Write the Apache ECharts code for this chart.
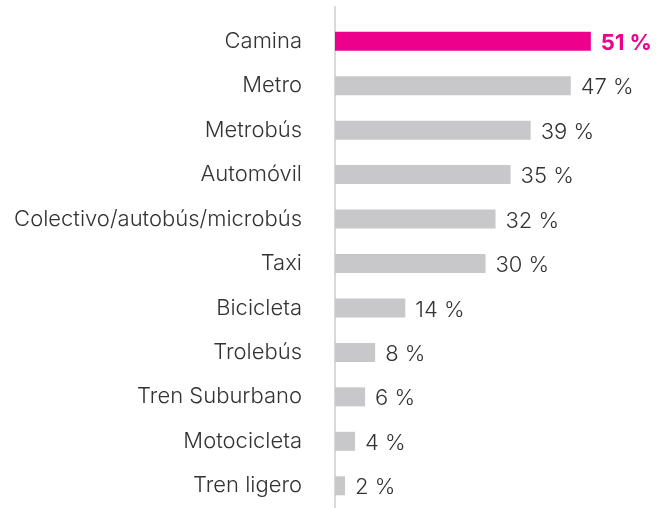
<!DOCTYPE html>
<html>
<head>
<meta charset="utf-8">
<script src="https://cdn.jsdelivr.net/npm/echarts@6/dist/echarts.min.js"></script>
<style>
  html, body { margin: 0; padding: 0; background: #fff; }
  #chart { width: 661px; height: 508px; }
</style>
</head>
<body>
<div id="chart"></div>
<script>
// Modos de transporte utilizados (%)
const categories = [
  'Camina', 'Metro', 'Metrobús', 'Automóvil', 'Colectivo/autobús/microbús',
  'Taxi', 'Bicicleta', 'Trolebús', 'Tren Suburbano', 'Motocicleta', 'Tren ligero'
];
const values = [51, 47, 39, 35, 32, 30, 14, 8, 6, 4, 2];
const highlight = 'Camina';

const PINK = '#EC008C';
const GRAY = '#C8C8CA';
const TEXT = '#333333';
const FONT = 'Inter, "Liberation Sans", Arial, sans-serif';

const chart = echarts.init(document.getElementById('chart'), null, { renderer: 'canvas' });

const seriesData = categories.map((c, i) => {
  const hot = c === highlight;
  return {
    value: values[i],
    itemStyle: { color: hot ? PINK : GRAY },
    label: hot ? { color: PINK, fontWeight: 'bold' } : {}
  };
});

chart.setOption({
  animation: false,
  grid: [
    { left: 335, top: 19, bottom: -5, width: 301, containLabel: false },
    { left: 335, top: 7, bottom: 0, width: 1, containLabel: false }
  ],
  xAxis: [
    { gridIndex: 0, type: 'value', min: 0, max: 60, show: false },
    { gridIndex: 1, type: 'value', min: 0, max: 1, show: false }
  ],
  yAxis: [
    {
      gridIndex: 0,
      type: 'category',
      data: categories,
      inverse: true,
      axisLine: { show: false },
      axisTick: { show: false },
      axisLabel: {
        margin: 33,
        color: TEXT,
        fontSize: 22,
        fontWeight: 300,
        fontFamily: FONT,
        padding: [0, 0, 7, 0]
      }
    },
    {
      gridIndex: 1,
      type: 'category',
      data: [],
      axisLine: { show: true, lineStyle: { color: '#D9D9D9', width: 2 } },
      axisTick: { show: false },
      axisLabel: { show: false }
    }
  ],
  series: [
    {
      type: 'bar',
      xAxisIndex: 0,
      yAxisIndex: 0,
      data: seriesData,
      barWidth: 19,
      label: {
        show: true,
        position: 'right',
        distance: 10,
        offset: [0, 2],
        formatter: p => p.value + ' %',
        color: TEXT,
        fontSize: 22,
        fontWeight: 300,
        fontFamily: FONT
      }
    }
  ]
});
</script>
</body>
</html>
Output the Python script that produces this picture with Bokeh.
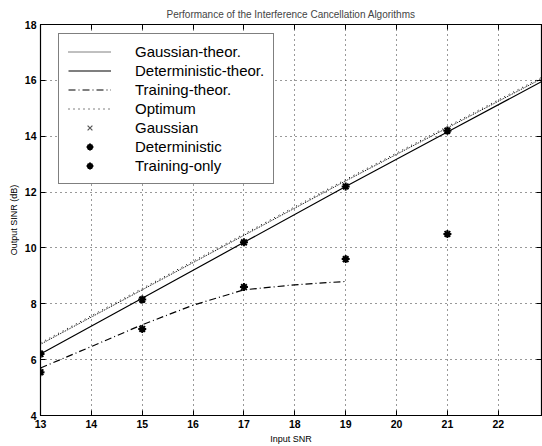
from bokeh.plotting import figure
from bokeh.models import Range1d, LinearAxis, Legend, LegendItem, FixedTicker, CustomJSTickFormatter
from bokeh.embed import file_html
from bokeh.resources import INLINE

# ---- data ----
x_pts = [13, 15, 17, 19, 21, 23]
gaussian_theor = [6.55, 8.5, 10.45, 12.4, 14.3, 16.2]
deterministic_theor = [6.2, 8.2, 10.2, 12.2, 14.15, 16.1]
optimum = [6.6, 8.55, 10.5, 12.45, 14.35, 16.25]
train_x = [13, 14, 15, 16, 17, 18, 19]
training_theor = [5.7, 6.47, 7.25, 7.95, 8.5, 8.68, 8.8]
gaussian_pts = [6.25, 8.2, 10.2, 12.2, 14.15, 16.1]
deterministic_pts = [6.2, 8.15, 10.2, 12.2, 14.2, 16.1]
training_pts = [5.55, 7.1, 8.6, 9.6, 10.5, 11.25]
x_ticks = [13, 14, 15, 16, 17, 18, 19, 20, 21, 22]
y_ticks = [4, 6, 8, 10, 12, 14, 16, 18]

FONT = "Liberation Sans"

p = figure(width=542, height=446, output_backend="svg", toolbar_location=None,
           x_range=Range1d(13, 22.85), y_range=Range1d(4, 18),
           title="Performance of the Interference Cancellation Algorithms",
           min_border_left=40, min_border_right=1, min_border_top=24, min_border_bottom=4)

p.background_fill_color = "white"
p.border_fill_color = "white"
p.outline_line_color = "black"
p.outline_line_width = 1.2

p.title.align = "center"
p.title.text_font = FONT
p.title.text_font_size = "10px"
p.title.text_font_style = "normal"
p.title.standoff = 9
p.title.offset = -22

for ax in (p.xaxis[0], p.yaxis[0]):
    ax.major_label_text_font = FONT
    ax.major_label_text_font_size = "10.5px"
    ax.major_label_text_font_style = "bold"
    ax.major_label_text_color = "black"
    ax.axis_label_text_font = FONT
    ax.axis_label_text_font_size = "9px"
    ax.axis_label_text_font_style = "normal"
    ax.axis_label_text_color = "black"
    ax.major_tick_in = 5
    ax.major_tick_out = 0
    ax.minor_tick_line_color = None
    ax.axis_line_color = "black"
    ax.major_tick_line_color = "black"
    ax.major_label_standoff = 4
    ax.axis_label_standoff = 3

p.xaxis[0].ticker = FixedTicker(ticks=x_ticks)
p.yaxis[0].ticker = FixedTicker(ticks=y_ticks)
p.xaxis[0].axis_label = "Input SNR"
p.yaxis[0].axis_label = "Output SINR (dB)"

# box ticks on top and right (no labels)
blank = CustomJSTickFormatter(code="return '';")
top = LinearAxis(ticker=FixedTicker(ticks=x_ticks), formatter=blank,
                 major_label_standoff=0, major_tick_in=5, major_tick_out=0,
                 minor_tick_line_color=None, axis_line_color="black",
                 major_tick_line_color="black", major_tick_line_width=1)
right = LinearAxis(ticker=FixedTicker(ticks=y_ticks), formatter=blank,
                   major_label_standoff=0, major_tick_in=5, major_tick_out=0,
                   minor_tick_line_color=None, axis_line_color="black",
                   major_tick_line_color="black", major_tick_line_width=1)
p.add_layout(top, "above")
p.add_layout(right, "right")

p.xgrid.ticker = FixedTicker(ticks=x_ticks)
p.ygrid.ticker = FixedTicker(ticks=y_ticks)
for g in (p.xgrid[0], p.ygrid[0]):
    g.grid_line_color = "black"
    g.grid_line_alpha = 0.8
    g.grid_line_dash = "1 4"
    g.grid_line_width = 1

r1 = p.line(x_pts, gaussian_theor, line_color="black", line_dash="1 1", line_width=1)
r2 = p.line(x_pts, deterministic_theor, line_color="black", line_width=1.2)
r3 = p.line(train_x, training_theor, line_color="black", line_dash="7 3 1 3", line_width=1.2)
r4 = p.line(x_pts, optimum, line_color="black", line_dash="1 4", line_width=1)
r5 = p.scatter(x_pts, gaussian_pts, marker="x", size=6, line_color="#555555", line_width=1.2)
r6 = p.scatter(x_pts, deterministic_pts, marker="asterisk", size=8, line_color="black", line_width=2)
r7 = p.scatter(x_pts, training_pts, marker="asterisk", size=8, line_color="black", line_width=2)

legend = Legend(items=[
    LegendItem(label="Gaussian-theor.", renderers=[r1]),
    LegendItem(label="Deterministic-theor.", renderers=[r2]),
    LegendItem(label="Training-theor.", renderers=[r3]),
    LegendItem(label="Optimum", renderers=[r4]),
    LegendItem(label="Gaussian", renderers=[r5]),
    LegendItem(label="Deterministic", renderers=[r6]),
    LegendItem(label="Training-only", renderers=[r7]),
], location=(18, 231), margin=0)
legend.label_text_font = FONT
legend.label_text_font_size = "15px"
legend.label_text_color = "black"
legend.label_height = 17
legend.glyph_height = 17
legend.glyph_width = 43
legend.label_standoff = 24
legend.spacing = 2
legend.padding = 9
legend.border_line_color = "black"
legend.border_line_width = 1.2
legend.background_fill_color = "white"
legend.background_fill_alpha = 1
p.add_layout(legend, "center")

open("out.html", "w").write(file_html(p, INLINE))
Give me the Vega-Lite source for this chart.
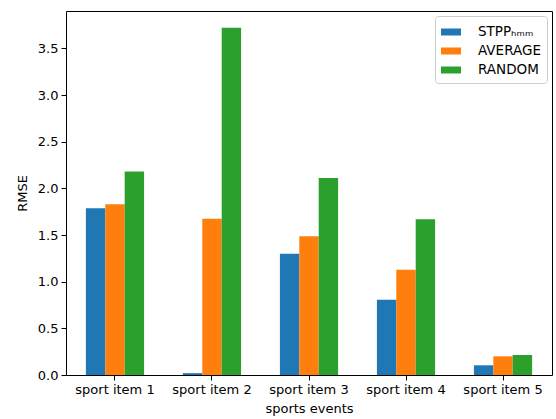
#####
AIM:
Copy the records above exactly. The pictures are not part of the copy.

RESPONSE TO THIS TASK:
Write the Apache ECharts code for this chart.
<!DOCTYPE html>
<html>
<head>
<meta charset="utf-8">
<script src="https://cdn.jsdelivr.net/npm/echarts@6/dist/echarts.min.js"></script>
<style>
  html, body { margin: 0; padding: 0; background: #fff; }
  #chart { width: 661px; height: 508px; }
</style>
</head>
<body>
<div id="chart"></div>
<script>
// Modos de transporte utilizados (%)
const categories = [
  'Camina', 'Metro', 'Metrobús', 'Automóvil', 'Colectivo/autobús/microbús',
  'Taxi', 'Bicicleta', 'Trolebús', 'Tren Suburbano', 'Motocicleta', 'Tren ligero'
];
const values = [51, 47, 39, 35, 32, 30, 14, 8, 6, 4, 2];
const highlight = 'Camina';

const PINK = '#EC008C';
const GRAY = '#C8C8CA';
const TEXT = '#333333';
const FONT = 'Inter, "Liberation Sans", Arial, sans-serif';

const chart = echarts.init(document.getElementById('chart'), null, { renderer: 'canvas' });

const seriesData = categories.map((c, i) => {
  const hot = c === highlight;
  return {
    value: values[i],
    itemStyle: { color: hot ? PINK : GRAY },
    label: hot ? { color: PINK, fontWeight: 'bold' } : {}
  };
});

chart.setOption({
  animation: false,
  grid: [
    { left: 335, top: 19, bottom: -5, width: 301, containLabel: false },
    { left: 335, top: 7, bottom: 0, width: 1, containLabel: false }
  ],
  xAxis: [
    { gridIndex: 0, type: 'value', min: 0, max: 60, show: false },
    { gridIndex: 1, type: 'value', min: 0, max: 1, show: false }
  ],
  yAxis: [
    {
      gridIndex: 0,
      type: 'category',
      data: categories,
      inverse: true,
      axisLine: { show: false },
      axisTick: { show: false },
      axisLabel: {
        margin: 33,
        color: TEXT,
        fontSize: 22,
        fontWeight: 300,
        fontFamily: FONT,
        padding: [0, 0, 7, 0]
      }
    },
    {
      gridIndex: 1,
      type: 'category',
      data: [],
      axisLine: { show: true, lineStyle: { color: '#D9D9D9', width: 2 } },
      axisTick: { show: false },
      axisLabel: { show: false }
    }
  ],
  series: [
    {
      type: 'bar',
      xAxisIndex: 0,
      yAxisIndex: 0,
      data: seriesData,
      barWidth: 19,
      label: {
        show: true,
        position: 'right',
        distance: 10,
        offset: [0, 2],
        formatter: p => p.value + ' %',
        color: TEXT,
        fontSize: 22,
        fontWeight: 300,
        fontFamily: FONT
      }
    }
  ]
});
</script>
</body>
</html>
Output the Python script that produces this picture with Bokeh.
from bokeh.plotting import figure
from bokeh.models import Range1d, LinearAxis, Legend, LegendItem, FixedTicker, CustomJSTickFormatter
from bokeh.embed import file_html
from bokeh.resources import INLINE

# ---- data ----
x_pts = [13, 15, 17, 19, 21, 23]
gaussian_theor = [6.55, 8.5, 10.45, 12.4, 14.3, 16.2]
deterministic_theor = [6.2, 8.2, 10.2, 12.2, 14.15, 16.1]
optimum = [6.6, 8.55, 10.5, 12.45, 14.35, 16.25]
train_x = [13, 14, 15, 16, 17, 18, 19]
training_theor = [5.7, 6.47, 7.25, 7.95, 8.5, 8.68, 8.8]
gaussian_pts = [6.25, 8.2, 10.2, 12.2, 14.15, 16.1]
deterministic_pts = [6.2, 8.15, 10.2, 12.2, 14.2, 16.1]
training_pts = [5.55, 7.1, 8.6, 9.6, 10.5, 11.25]
x_ticks = [13, 14, 15, 16, 17, 18, 19, 20, 21, 22]
y_ticks = [4, 6, 8, 10, 12, 14, 16, 18]

FONT = "Liberation Sans"

p = figure(width=542, height=446, output_backend="svg", toolbar_location=None,
           x_range=Range1d(13, 22.85), y_range=Range1d(4, 18),
           title="Performance of the Interference Cancellation Algorithms",
           min_border_left=40, min_border_right=1, min_border_top=24, min_border_bottom=4)

p.background_fill_color = "white"
p.border_fill_color = "white"
p.outline_line_color = "black"
p.outline_line_width = 1.2

p.title.align = "center"
p.title.text_font = FONT
p.title.text_font_size = "10px"
p.title.text_font_style = "normal"
p.title.standoff = 9
p.title.offset = -22

for ax in (p.xaxis[0], p.yaxis[0]):
    ax.major_label_text_font = FONT
    ax.major_label_text_font_size = "10.5px"
    ax.major_label_text_font_style = "bold"
    ax.major_label_text_color = "black"
    ax.axis_label_text_font = FONT
    ax.axis_label_text_font_size = "9px"
    ax.axis_label_text_font_style = "normal"
    ax.axis_label_text_color = "black"
    ax.major_tick_in = 5
    ax.major_tick_out = 0
    ax.minor_tick_line_color = None
    ax.axis_line_color = "black"
    ax.major_tick_line_color = "black"
    ax.major_label_standoff = 4
    ax.axis_label_standoff = 3

p.xaxis[0].ticker = FixedTicker(ticks=x_ticks)
p.yaxis[0].ticker = FixedTicker(ticks=y_ticks)
p.xaxis[0].axis_label = "Input SNR"
p.yaxis[0].axis_label = "Output SINR (dB)"

# box ticks on top and right (no labels)
blank = CustomJSTickFormatter(code="return '';")
top = LinearAxis(ticker=FixedTicker(ticks=x_ticks), formatter=blank,
                 major_label_standoff=0, major_tick_in=5, major_tick_out=0,
                 minor_tick_line_color=None, axis_line_color="black",
                 major_tick_line_color="black", major_tick_line_width=1)
right = LinearAxis(ticker=FixedTicker(ticks=y_ticks), formatter=blank,
                   major_label_standoff=0, major_tick_in=5, major_tick_out=0,
                   minor_tick_line_color=None, axis_line_color="black",
                   major_tick_line_color="black", major_tick_line_width=1)
p.add_layout(top, "above")
p.add_layout(right, "right")

p.xgrid.ticker = FixedTicker(ticks=x_ticks)
p.ygrid.ticker = FixedTicker(ticks=y_ticks)
for g in (p.xgrid[0], p.ygrid[0]):
    g.grid_line_color = "black"
    g.grid_line_alpha = 0.8
    g.grid_line_dash = "1 4"
    g.grid_line_width = 1

r1 = p.line(x_pts, gaussian_theor, line_color="black", line_dash="1 1", line_width=1)
r2 = p.line(x_pts, deterministic_theor, line_color="black", line_width=1.2)
r3 = p.line(train_x, training_theor, line_color="black", line_dash="7 3 1 3", line_width=1.2)
r4 = p.line(x_pts, optimum, line_color="black", line_dash="1 4", line_width=1)
r5 = p.scatter(x_pts, gaussian_pts, marker="x", size=6, line_color="#555555", line_width=1.2)
r6 = p.scatter(x_pts, deterministic_pts, marker="asterisk", size=8, line_color="black", line_width=2)
r7 = p.scatter(x_pts, training_pts, marker="asterisk", size=8, line_color="black", line_width=2)

legend = Legend(items=[
    LegendItem(label="Gaussian-theor.", renderers=[r1]),
    LegendItem(label="Deterministic-theor.", renderers=[r2]),
    LegendItem(label="Training-theor.", renderers=[r3]),
    LegendItem(label="Optimum", renderers=[r4]),
    LegendItem(label="Gaussian", renderers=[r5]),
    LegendItem(label="Deterministic", renderers=[r6]),
    LegendItem(label="Training-only", renderers=[r7]),
], location=(18, 231), margin=0)
legend.label_text_font = FONT
legend.label_text_font_size = "15px"
legend.label_text_color = "black"
legend.label_height = 17
legend.glyph_height = 17
legend.glyph_width = 43
legend.label_standoff = 24
legend.spacing = 2
legend.padding = 9
legend.border_line_color = "black"
legend.border_line_width = 1.2
legend.background_fill_color = "white"
legend.background_fill_alpha = 1
p.add_layout(legend, "center")

open("out.html", "w").write(file_html(p, INLINE))
Give me the Vega-Lite source for this chart.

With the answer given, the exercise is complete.